Итак, вопрос об управлении в Переяславском и Черниговском княжествах был решен Бату путем устранения местных претендентов. Но чем дальше находились южнорусские земли от ставки Бату, тем меньше была его власть над ними. Так, в Киеве, который был жестоко разорен и окончательно утратил статус столицы Руси, Бату пришлось признать разделение власти своего баскака с русским князем. Впрочем, в правление Бату титул великого князя Киевского носил Ярослав Всеволодович, а затем его сын Александр Невский. Ни тот, ни другой после 1243 г. в Киеве так и не появились, а другие русские князья на этот стол не претендовали, и он утратил статус великокняжеского со смертью Александра Ярославича (1263 г.). Фактическая власть в Киеве находилась в руках ханских баскаков, так что никто не оспаривал сюзеренитета Бату над этими территориями. В первой половине XIV в. в Киеве сидели (вряд ли к ним применим термин «правили»!) князья, происхождение .которых не установлено, делившие власть с баскаком, а позднее подчинявшиеся литовским великим князьям. Только после победы Ольгерда над ордынскими «отчичами» на Синей воде в 1362 г. на смену князьям и баскакам в Киеве пришли наместники Великого князя Литовского.

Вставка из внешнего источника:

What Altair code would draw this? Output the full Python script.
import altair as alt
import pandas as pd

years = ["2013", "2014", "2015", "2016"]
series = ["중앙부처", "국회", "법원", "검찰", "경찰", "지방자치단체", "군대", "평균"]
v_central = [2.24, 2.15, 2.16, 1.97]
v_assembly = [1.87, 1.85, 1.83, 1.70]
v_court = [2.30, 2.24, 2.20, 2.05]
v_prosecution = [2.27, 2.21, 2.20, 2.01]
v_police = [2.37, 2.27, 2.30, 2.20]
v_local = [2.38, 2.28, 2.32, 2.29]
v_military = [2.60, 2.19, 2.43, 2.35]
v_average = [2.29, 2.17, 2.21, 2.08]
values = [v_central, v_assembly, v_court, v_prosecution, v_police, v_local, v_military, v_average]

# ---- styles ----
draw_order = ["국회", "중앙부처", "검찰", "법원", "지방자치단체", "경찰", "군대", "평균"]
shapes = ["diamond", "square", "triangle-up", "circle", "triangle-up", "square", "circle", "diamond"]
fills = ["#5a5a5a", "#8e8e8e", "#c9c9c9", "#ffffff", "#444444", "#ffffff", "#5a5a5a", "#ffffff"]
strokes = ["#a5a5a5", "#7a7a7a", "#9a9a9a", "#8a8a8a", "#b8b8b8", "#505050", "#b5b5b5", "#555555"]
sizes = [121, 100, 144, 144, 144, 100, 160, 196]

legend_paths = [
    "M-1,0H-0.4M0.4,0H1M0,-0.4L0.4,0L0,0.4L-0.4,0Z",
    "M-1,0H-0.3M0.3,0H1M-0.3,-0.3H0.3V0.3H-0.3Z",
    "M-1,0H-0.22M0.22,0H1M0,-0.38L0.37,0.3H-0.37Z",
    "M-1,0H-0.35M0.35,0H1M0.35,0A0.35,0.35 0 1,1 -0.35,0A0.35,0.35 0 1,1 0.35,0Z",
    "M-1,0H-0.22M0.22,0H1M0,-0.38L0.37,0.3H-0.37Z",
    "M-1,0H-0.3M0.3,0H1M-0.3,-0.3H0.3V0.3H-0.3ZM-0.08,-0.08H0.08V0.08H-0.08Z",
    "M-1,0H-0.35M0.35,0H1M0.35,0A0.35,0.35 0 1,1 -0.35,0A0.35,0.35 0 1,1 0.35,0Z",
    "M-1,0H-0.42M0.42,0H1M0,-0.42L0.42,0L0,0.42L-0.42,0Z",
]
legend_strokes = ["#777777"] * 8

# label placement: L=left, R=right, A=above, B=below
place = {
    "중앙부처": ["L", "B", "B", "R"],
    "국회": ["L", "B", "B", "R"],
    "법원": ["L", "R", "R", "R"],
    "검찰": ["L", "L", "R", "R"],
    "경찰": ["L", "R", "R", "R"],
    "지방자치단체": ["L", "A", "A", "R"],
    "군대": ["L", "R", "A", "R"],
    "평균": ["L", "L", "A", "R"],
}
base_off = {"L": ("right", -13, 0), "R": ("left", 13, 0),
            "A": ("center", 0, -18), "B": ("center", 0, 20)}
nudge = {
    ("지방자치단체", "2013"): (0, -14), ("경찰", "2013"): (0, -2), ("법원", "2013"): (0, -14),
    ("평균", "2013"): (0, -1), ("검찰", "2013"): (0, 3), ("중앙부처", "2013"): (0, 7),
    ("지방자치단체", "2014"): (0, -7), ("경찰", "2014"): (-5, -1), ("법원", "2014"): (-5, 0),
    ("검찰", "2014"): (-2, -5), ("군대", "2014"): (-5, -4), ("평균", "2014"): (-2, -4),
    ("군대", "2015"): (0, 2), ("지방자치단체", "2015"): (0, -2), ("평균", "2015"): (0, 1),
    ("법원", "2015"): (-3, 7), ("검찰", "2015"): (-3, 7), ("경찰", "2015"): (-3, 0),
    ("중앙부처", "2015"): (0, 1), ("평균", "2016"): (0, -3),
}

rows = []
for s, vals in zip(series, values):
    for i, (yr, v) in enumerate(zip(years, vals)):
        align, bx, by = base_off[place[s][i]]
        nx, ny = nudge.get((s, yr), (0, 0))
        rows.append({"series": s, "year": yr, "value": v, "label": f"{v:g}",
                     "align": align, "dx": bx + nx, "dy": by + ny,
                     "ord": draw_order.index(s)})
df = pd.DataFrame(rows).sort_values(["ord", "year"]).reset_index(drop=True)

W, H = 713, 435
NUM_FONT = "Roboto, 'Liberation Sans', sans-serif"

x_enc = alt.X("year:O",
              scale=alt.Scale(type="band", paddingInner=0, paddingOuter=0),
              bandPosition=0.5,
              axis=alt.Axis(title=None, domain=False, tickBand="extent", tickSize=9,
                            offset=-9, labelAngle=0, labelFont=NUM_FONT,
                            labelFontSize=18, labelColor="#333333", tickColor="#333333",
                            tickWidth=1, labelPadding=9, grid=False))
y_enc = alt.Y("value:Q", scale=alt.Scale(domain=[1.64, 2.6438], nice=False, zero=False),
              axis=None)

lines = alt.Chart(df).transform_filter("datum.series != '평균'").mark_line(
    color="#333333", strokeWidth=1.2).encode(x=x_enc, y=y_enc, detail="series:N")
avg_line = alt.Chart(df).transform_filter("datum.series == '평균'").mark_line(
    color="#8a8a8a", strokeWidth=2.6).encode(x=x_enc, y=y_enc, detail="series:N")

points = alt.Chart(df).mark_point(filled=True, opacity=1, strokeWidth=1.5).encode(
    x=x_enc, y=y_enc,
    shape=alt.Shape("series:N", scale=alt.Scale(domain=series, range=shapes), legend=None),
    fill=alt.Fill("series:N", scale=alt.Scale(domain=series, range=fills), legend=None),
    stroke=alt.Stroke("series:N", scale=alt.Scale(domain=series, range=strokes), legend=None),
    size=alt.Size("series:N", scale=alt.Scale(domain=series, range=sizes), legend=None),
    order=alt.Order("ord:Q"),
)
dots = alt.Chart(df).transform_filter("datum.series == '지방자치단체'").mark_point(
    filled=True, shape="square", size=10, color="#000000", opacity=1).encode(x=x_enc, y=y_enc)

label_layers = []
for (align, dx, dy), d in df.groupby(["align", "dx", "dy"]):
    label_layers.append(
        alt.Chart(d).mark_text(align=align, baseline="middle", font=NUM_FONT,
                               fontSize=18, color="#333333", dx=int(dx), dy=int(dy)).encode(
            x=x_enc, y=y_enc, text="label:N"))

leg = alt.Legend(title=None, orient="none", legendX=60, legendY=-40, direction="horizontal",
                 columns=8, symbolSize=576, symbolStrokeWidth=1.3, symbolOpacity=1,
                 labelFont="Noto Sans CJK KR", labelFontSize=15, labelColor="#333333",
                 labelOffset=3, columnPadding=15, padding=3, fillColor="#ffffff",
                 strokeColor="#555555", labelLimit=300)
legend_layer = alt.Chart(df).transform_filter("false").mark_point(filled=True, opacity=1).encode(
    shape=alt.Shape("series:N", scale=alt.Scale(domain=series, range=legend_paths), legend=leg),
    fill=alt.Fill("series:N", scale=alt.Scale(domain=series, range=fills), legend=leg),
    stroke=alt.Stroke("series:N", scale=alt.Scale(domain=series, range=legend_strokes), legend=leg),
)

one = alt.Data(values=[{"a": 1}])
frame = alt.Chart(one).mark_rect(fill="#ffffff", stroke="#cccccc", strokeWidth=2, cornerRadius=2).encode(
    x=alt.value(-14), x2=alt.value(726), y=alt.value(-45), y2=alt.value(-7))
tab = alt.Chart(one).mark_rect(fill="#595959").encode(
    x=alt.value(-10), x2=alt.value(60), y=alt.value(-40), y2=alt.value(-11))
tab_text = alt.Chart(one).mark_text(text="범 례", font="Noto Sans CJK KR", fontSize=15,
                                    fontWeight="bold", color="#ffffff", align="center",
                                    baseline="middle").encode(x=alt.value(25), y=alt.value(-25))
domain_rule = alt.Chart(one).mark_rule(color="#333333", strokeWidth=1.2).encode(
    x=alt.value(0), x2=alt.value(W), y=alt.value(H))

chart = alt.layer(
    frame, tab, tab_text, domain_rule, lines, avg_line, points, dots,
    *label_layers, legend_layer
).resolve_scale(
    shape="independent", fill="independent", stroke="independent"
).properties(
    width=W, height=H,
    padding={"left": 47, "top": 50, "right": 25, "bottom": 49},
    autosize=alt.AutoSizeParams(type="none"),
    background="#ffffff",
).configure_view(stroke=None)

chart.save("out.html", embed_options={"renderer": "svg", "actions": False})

Иоанн де Плано Карпини сообщает о «селении Канов, которое было под непосредственной властью татар», но уже ближайшим к нему селением управлял некий алан Михей, которого францисканец не называет монгольским чиновником [Иоанн де Плано Карпини 1997, с. 70]. Таким образом, Михея можно считать и наместником, поставленным русскими князьями и номинально признававшим власть Бату. Таких управителей в Южной Руси было немало. Среди них — разделявший власть с баскаком правитель Бакоты Милей, который во время похода монголов на Галицко-Волынскую Русь «приложися... к нимъ». Градоначальник Кременца Андрей «надвое будущу, овогда взывающуся: „королев [т. е. Даниила Галицкого, принявшего в 1253. г. королевский титул. — Р. П.] есмь", овогда же „Татарьскым"» [ПСРЛ 1908, с. 827-829]. Еще далее на Западе располагалась Болоховская земля, владетели которой, именовавшиеся «князьями», поставляли воинам Бату провиант и фураж, но их заисимость от правителя Улуса Джучи была вовсе номинальной. Настолько номинальной, что Бату впоследствии даже не нашел законного повода наказать Даниила Галицкого, разорившего Болоховскую землю (на рубеже 1241-1242 гг.): местные правители не имели статуса подданных наследника Джучи, и он не имел повода вступаться за них [см.: ПСРЛ 1908, с. 791].

Бату сумел использовать противоречия южнорусских князей с местным боярством и успешно привлекал бояр на свою всторону, признавая их своими подданными путем выдачи соответствующих грамот: тот же Андрей Кременецкий заявлял: «Батыева грамота у мене есть» [ПСРЛ 1908, с. 829]. По мнению исследователей, власть Бату в этих областях подкреплялась не столько законом или военной силой, сколько социально-экономическими средствами — в первую очередь сохранением общинного самоуправления и упорядоченностью налоговой системы по сравнению с близлежащими русскими княжествами. Не удивительно, что на территории, подвластные Бату, переселялись из соседних областей многочисленные представители всех сословий — от бояр до крестьян, — хотевшие уйти от междоусобиц, освободиться от княжеского самовластия и огромных поборов [см., напр.: Вернадский 2000, с. 225-229; Грушевский 1913, разд. 38].